Richard Christy avait clairement annoncé la couleur lors de la promo du premier Charred Walls Of Damned : ce groupe n'était pas un one shot, et il avait bien l'intention de tourner avec le line up au complet et de remettre rapidement le couvert en studio. Et si les plans live évoqués dans l'interview qu'il nous a donnée l'an dernier ne se sont pas vraiment concrétisés (seulement une dizaine de dates aux States dans un line up light, avec Christy, Owens et des guests pour compléter), le nouvel album est bel et bien déjà là.
On ne change pas une équipe qui gagne, et c'est donc le même gang de tueurs au grand complet qui revient aux affaires. Les conditions d'enregistrement n'ont également pas changé, avec une grosse partie du boulot effectuée à distance. Du coup, pourquoi la magie du premier essai a disparu, ou du moins n'opère-t-elle que par intermittence ? Déjà, il y a une raison évidente, même si elle n'explique pas tout : Charred Walls Of The Damned a perdu son admirable sens de la concision, celui-là même qui avait fait débat, le public metal d'aujourd'hui n'étant plus très habitué aux albums de 35 minutes. Résultat, Christy a fait machine arrière et a décidé d'allonger la sauce : 12 titres au lieu de 9, d'une durée moyenne plus élevée (un seul titre de moins de 4 minutes, contre 6 sur le premier essai), pour 58 minutes de musique au total. Sans surprise, on trouve du coup quelques longueurs et redondances, pas mal de plans moyennement inspirés et même une poignée de titres plutôt bof ("Guiding Me", "Avoid The Light", voire "Ashes Falling Upon Us"), alors que l'album éponyme était un sans-faute de la première à la dernière seconde. Bordel, c'était si prévisible…
Autre petit point négatif par rapport au premier album, des compositions sans doute un peu moins variées dans l'ensemble. On dirait que Charred Walls Of The Damned a voulu affirmer un peu plus clairement son style, au risque de se passer de quelques éléments pourtant intéressants. Le groupe a parfois tendance à tomber dans des schémas de composition un peu prévisibles, là où il ne cessait de nous surprendre il y a à peine un an. Ici, en règle générale, les morceaux alternent couplet plus ou moins agressif et refrain dans une veine un peu plus aérienne et emphatique. Ceci dit, on ne peut que constater qu'il maîtrise son affaire à la perfection, et à partir du moment où il se lance dans ce type de compo, c'est quasiment le carton plein. Seul "Cold Winds" ne convainc pas particulièrement, le refrain n'étant pas à la hauteur du couplet très théâtral à l'ambiance assez dramatique. Dans une moindre mesure, on pourrait aussi parler du refrain de "Zerospan", très speed mélodique dans l'esprit et qui aurait mérité une charge de cavalerie légère et non le déballage de la grosse artillerie.
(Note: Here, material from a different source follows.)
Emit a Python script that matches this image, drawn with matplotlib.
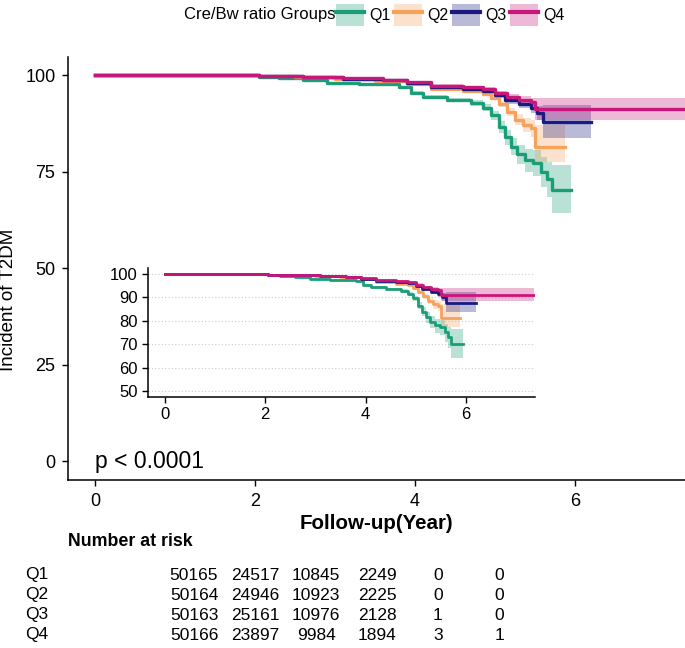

Mais bon, Ripper c'est Ripper, on ne le refera pas maintenant !
Pour l'instant, j'ai l'impression de délivrer une impression plutôt négative sur Cold Winds On Timeless Days, alors il est temps de rétablir la balance. Des tueries, on en trouve à la pelle sur ce nouvel album, et ça commence d'ailleurs dès le premier titre : le solo d'intro est splendide, et que dire de ce refrain absolument magnifique ? Charred Walls Of The Damned continue de pratiquer le mélange des genres, comme sur "Zerospan" qui mélange intro death, couplet mélodeath et refrain speed mélodique, ou "The Beast Outside My Window", dont la longue et apaisante intro acoustique est suivie d'un blast beat ravageur. Le groupe se montre particulièrement à l'aise sur les morceaux agressifs comme "Lead The Way", voire carrément musclés comme "Admire The Heroes" et son couplet porté par un riff simple mais diablement efficace. Richard Christy est évidemment impérial, mais on saluera surtout la grande performance de Jason Suecof, à l'origine de pas mal de bonnes idées d'arrangements en lead et qui signe d'excellents solos, notamment celui tout en finesse et en touché de "Bloodworm", parfaitement raccord avec l'ambiance mélancolique de ce morceau.
Soyons clairs, Cold Winds On Timeless Days ne tient pas tout à fait la comparaison avec l'excellent album éponyme paru l'année dernière : disparition de l'effet de surprise, moins de variété, un peu de remplissage… Ceci dit, abordé autrement que sous l'angle de la comparaison, on se retrouve tout de même avec un très bon album ponctué de grands moments, à ranger dans le haut du panier de la production actuelle. Cold Winds On Timeless Days constitue une sorte de confirmation de l'ambition artistique de Charred Walls of The Damned, qui s'affiche plus que jamais comme un groupe à suivre.